DATA EXCERPTS.
========================================================================
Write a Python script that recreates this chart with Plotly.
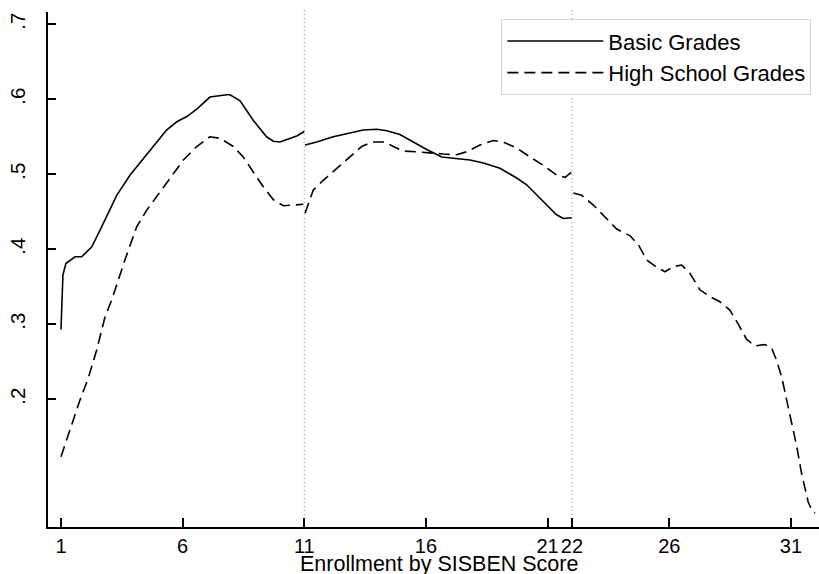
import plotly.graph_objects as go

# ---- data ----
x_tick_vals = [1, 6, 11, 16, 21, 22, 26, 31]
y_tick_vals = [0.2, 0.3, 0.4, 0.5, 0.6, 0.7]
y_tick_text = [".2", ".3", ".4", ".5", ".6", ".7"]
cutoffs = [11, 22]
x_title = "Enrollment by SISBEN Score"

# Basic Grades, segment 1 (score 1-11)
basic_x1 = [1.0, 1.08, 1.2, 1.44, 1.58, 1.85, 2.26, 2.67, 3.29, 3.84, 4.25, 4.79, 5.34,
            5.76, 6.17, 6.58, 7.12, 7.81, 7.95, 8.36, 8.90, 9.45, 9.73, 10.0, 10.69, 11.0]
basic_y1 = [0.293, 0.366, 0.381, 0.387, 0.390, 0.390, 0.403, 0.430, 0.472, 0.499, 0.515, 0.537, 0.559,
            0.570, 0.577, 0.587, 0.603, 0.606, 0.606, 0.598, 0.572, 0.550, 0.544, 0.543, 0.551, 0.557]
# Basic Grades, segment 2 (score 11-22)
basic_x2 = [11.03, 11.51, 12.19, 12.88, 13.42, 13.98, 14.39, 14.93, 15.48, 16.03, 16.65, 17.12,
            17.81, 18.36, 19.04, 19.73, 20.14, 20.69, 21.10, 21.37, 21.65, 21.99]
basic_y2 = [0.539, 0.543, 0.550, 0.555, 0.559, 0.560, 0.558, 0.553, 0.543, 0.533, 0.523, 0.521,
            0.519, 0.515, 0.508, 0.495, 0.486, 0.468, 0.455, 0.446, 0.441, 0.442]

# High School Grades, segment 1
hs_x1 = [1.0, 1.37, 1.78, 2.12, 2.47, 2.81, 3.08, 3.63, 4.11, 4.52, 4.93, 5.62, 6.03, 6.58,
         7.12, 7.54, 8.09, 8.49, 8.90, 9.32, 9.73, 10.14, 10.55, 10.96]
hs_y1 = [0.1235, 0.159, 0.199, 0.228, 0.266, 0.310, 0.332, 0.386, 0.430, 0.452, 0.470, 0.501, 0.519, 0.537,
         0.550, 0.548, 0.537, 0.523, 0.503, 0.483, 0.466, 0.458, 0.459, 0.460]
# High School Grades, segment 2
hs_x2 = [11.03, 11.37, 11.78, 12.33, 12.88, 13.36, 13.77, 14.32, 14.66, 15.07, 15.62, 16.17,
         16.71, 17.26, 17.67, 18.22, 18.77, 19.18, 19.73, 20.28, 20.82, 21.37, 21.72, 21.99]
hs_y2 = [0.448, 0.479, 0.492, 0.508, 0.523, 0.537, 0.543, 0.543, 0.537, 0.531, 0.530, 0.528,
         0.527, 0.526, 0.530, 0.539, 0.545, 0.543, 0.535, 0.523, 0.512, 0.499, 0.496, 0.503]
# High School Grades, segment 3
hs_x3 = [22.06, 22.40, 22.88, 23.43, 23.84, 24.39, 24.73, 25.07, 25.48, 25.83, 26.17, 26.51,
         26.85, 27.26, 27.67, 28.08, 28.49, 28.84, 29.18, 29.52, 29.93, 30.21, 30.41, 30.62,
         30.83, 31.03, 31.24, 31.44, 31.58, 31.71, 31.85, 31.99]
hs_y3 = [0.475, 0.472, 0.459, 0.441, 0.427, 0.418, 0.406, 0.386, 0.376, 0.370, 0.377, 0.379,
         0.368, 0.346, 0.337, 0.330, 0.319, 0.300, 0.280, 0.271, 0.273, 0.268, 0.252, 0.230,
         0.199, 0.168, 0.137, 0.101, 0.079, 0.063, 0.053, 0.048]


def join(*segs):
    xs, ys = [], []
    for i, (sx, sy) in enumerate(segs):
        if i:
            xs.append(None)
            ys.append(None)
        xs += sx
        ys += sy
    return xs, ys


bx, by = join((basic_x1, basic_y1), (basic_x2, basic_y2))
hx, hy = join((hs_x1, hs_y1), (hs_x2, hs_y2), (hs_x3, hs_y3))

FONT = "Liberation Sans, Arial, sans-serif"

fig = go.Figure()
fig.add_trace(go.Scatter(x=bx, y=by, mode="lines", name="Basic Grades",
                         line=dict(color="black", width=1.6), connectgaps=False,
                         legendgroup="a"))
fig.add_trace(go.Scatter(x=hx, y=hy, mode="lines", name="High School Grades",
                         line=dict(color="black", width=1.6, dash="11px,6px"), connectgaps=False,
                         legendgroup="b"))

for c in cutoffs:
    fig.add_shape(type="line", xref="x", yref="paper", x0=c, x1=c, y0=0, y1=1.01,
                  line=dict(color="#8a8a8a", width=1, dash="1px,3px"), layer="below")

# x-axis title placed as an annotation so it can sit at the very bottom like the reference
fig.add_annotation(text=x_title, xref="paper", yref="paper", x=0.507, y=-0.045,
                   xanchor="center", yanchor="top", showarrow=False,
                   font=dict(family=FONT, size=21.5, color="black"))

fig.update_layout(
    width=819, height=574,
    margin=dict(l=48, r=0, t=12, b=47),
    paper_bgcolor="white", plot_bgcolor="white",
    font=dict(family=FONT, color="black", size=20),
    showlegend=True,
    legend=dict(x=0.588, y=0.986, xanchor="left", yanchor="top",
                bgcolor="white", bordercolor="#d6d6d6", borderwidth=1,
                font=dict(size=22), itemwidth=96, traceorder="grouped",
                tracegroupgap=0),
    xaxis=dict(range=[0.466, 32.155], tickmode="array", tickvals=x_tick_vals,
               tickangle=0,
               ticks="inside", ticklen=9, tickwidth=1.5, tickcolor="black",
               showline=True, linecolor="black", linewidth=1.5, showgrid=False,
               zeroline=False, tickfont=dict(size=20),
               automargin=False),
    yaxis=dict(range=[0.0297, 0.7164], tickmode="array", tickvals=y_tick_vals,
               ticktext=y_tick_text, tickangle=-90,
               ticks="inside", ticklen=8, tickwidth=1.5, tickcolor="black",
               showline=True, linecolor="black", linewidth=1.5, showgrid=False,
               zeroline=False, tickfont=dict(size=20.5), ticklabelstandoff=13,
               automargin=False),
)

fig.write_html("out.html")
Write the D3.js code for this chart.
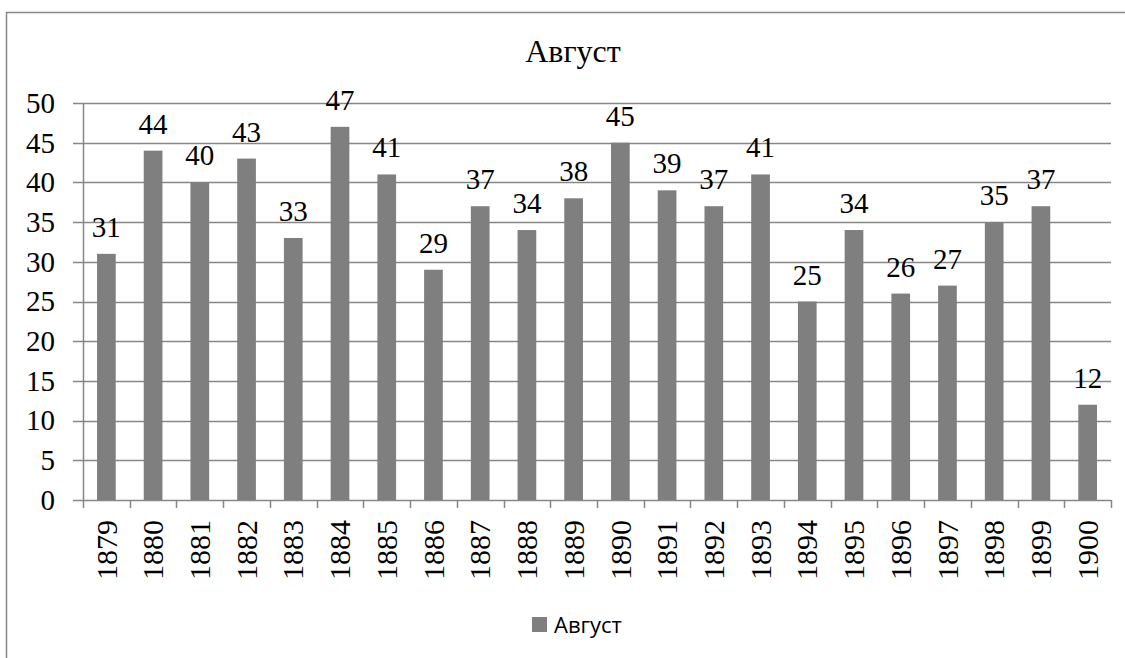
========================================================================
DIRECTIONS.
Ignore the images and quote every line of the listing exactly.

TASK ANSWER.
Write a Python script that recreates this chart with Plotly.
import plotly.graph_objects as go

# ---- data ----
x_tick_vals = [1, 6, 11, 16, 21, 22, 26, 31]
y_tick_vals = [0.2, 0.3, 0.4, 0.5, 0.6, 0.7]
y_tick_text = [".2", ".3", ".4", ".5", ".6", ".7"]
cutoffs = [11, 22]
x_title = "Enrollment by SISBEN Score"

# Basic Grades, segment 1 (score 1-11)
basic_x1 = [1.0, 1.08, 1.2, 1.44, 1.58, 1.85, 2.26, 2.67, 3.29, 3.84, 4.25, 4.79, 5.34,
            5.76, 6.17, 6.58, 7.12, 7.81, 7.95, 8.36, 8.90, 9.45, 9.73, 10.0, 10.69, 11.0]
basic_y1 = [0.293, 0.366, 0.381, 0.387, 0.390, 0.390, 0.403, 0.430, 0.472, 0.499, 0.515, 0.537, 0.559,
            0.570, 0.577, 0.587, 0.603, 0.606, 0.606, 0.598, 0.572, 0.550, 0.544, 0.543, 0.551, 0.557]
# Basic Grades, segment 2 (score 11-22)
basic_x2 = [11.03, 11.51, 12.19, 12.88, 13.42, 13.98, 14.39, 14.93, 15.48, 16.03, 16.65, 17.12,
            17.81, 18.36, 19.04, 19.73, 20.14, 20.69, 21.10, 21.37, 21.65, 21.99]
basic_y2 = [0.539, 0.543, 0.550, 0.555, 0.559, 0.560, 0.558, 0.553, 0.543, 0.533, 0.523, 0.521,
            0.519, 0.515, 0.508, 0.495, 0.486, 0.468, 0.455, 0.446, 0.441, 0.442]

# High School Grades, segment 1
hs_x1 = [1.0, 1.37, 1.78, 2.12, 2.47, 2.81, 3.08, 3.63, 4.11, 4.52, 4.93, 5.62, 6.03, 6.58,
         7.12, 7.54, 8.09, 8.49, 8.90, 9.32, 9.73, 10.14, 10.55, 10.96]
hs_y1 = [0.1235, 0.159, 0.199, 0.228, 0.266, 0.310, 0.332, 0.386, 0.430, 0.452, 0.470, 0.501, 0.519, 0.537,
         0.550, 0.548, 0.537, 0.523, 0.503, 0.483, 0.466, 0.458, 0.459, 0.460]
# High School Grades, segment 2
hs_x2 = [11.03, 11.37, 11.78, 12.33, 12.88, 13.36, 13.77, 14.32, 14.66, 15.07, 15.62, 16.17,
         16.71, 17.26, 17.67, 18.22, 18.77, 19.18, 19.73, 20.28, 20.82, 21.37, 21.72, 21.99]
hs_y2 = [0.448, 0.479, 0.492, 0.508, 0.523, 0.537, 0.543, 0.543, 0.537, 0.531, 0.530, 0.528,
         0.527, 0.526, 0.530, 0.539, 0.545, 0.543, 0.535, 0.523, 0.512, 0.499, 0.496, 0.503]
# High School Grades, segment 3
hs_x3 = [22.06, 22.40, 22.88, 23.43, 23.84, 24.39, 24.73, 25.07, 25.48, 25.83, 26.17, 26.51,
         26.85, 27.26, 27.67, 28.08, 28.49, 28.84, 29.18, 29.52, 29.93, 30.21, 30.41, 30.62,
         30.83, 31.03, 31.24, 31.44, 31.58, 31.71, 31.85, 31.99]
hs_y3 = [0.475, 0.472, 0.459, 0.441, 0.427, 0.418, 0.406, 0.386, 0.376, 0.370, 0.377, 0.379,
         0.368, 0.346, 0.337, 0.330, 0.319, 0.300, 0.280, 0.271, 0.273, 0.268, 0.252, 0.230,
         0.199, 0.168, 0.137, 0.101, 0.079, 0.063, 0.053, 0.048]


def join(*segs):
    xs, ys = [], []
    for i, (sx, sy) in enumerate(segs):
        if i:
            xs.append(None)
            ys.append(None)
        xs += sx
        ys += sy
    return xs, ys


bx, by = join((basic_x1, basic_y1), (basic_x2, basic_y2))
hx, hy = join((hs_x1, hs_y1), (hs_x2, hs_y2), (hs_x3, hs_y3))

FONT = "Liberation Sans, Arial, sans-serif"

fig = go.Figure()
fig.add_trace(go.Scatter(x=bx, y=by, mode="lines", name="Basic Grades",
                         line=dict(color="black", width=1.6), connectgaps=False,
                         legendgroup="a"))
fig.add_trace(go.Scatter(x=hx, y=hy, mode="lines", name="High School Grades",
                         line=dict(color="black", width=1.6, dash="11px,6px"), connectgaps=False,
                         legendgroup="b"))

for c in cutoffs:
    fig.add_shape(type="line", xref="x", yref="paper", x0=c, x1=c, y0=0, y1=1.01,
                  line=dict(color="#8a8a8a", width=1, dash="1px,3px"), layer="below")

# x-axis title placed as an annotation so it can sit at the very bottom like the reference
fig.add_annotation(text=x_title, xref="paper", yref="paper", x=0.507, y=-0.045,
                   xanchor="center", yanchor="top", showarrow=False,
                   font=dict(family=FONT, size=21.5, color="black"))

fig.update_layout(
    width=819, height=574,
    margin=dict(l=48, r=0, t=12, b=47),
    paper_bgcolor="white", plot_bgcolor="white",
    font=dict(family=FONT, color="black", size=20),
    showlegend=True,
    legend=dict(x=0.588, y=0.986, xanchor="left", yanchor="top",
                bgcolor="white", bordercolor="#d6d6d6", borderwidth=1,
                font=dict(size=22), itemwidth=96, traceorder="grouped",
                tracegroupgap=0),
    xaxis=dict(range=[0.466, 32.155], tickmode="array", tickvals=x_tick_vals,
               tickangle=0,
               ticks="inside", ticklen=9, tickwidth=1.5, tickcolor="black",
               showline=True, linecolor="black", linewidth=1.5, showgrid=False,
               zeroline=False, tickfont=dict(size=20),
               automargin=False),
    yaxis=dict(range=[0.0297, 0.7164], tickmode="array", tickvals=y_tick_vals,
               ticktext=y_tick_text, tickangle=-90,
               ticks="inside", ticklen=8, tickwidth=1.5, tickcolor="black",
               showline=True, linecolor="black", linewidth=1.5, showgrid=False,
               zeroline=False, tickfont=dict(size=20.5), ticklabelstandoff=13,
               automargin=False),
)

fig.write_html("out.html")
Write the D3.js code for this chart.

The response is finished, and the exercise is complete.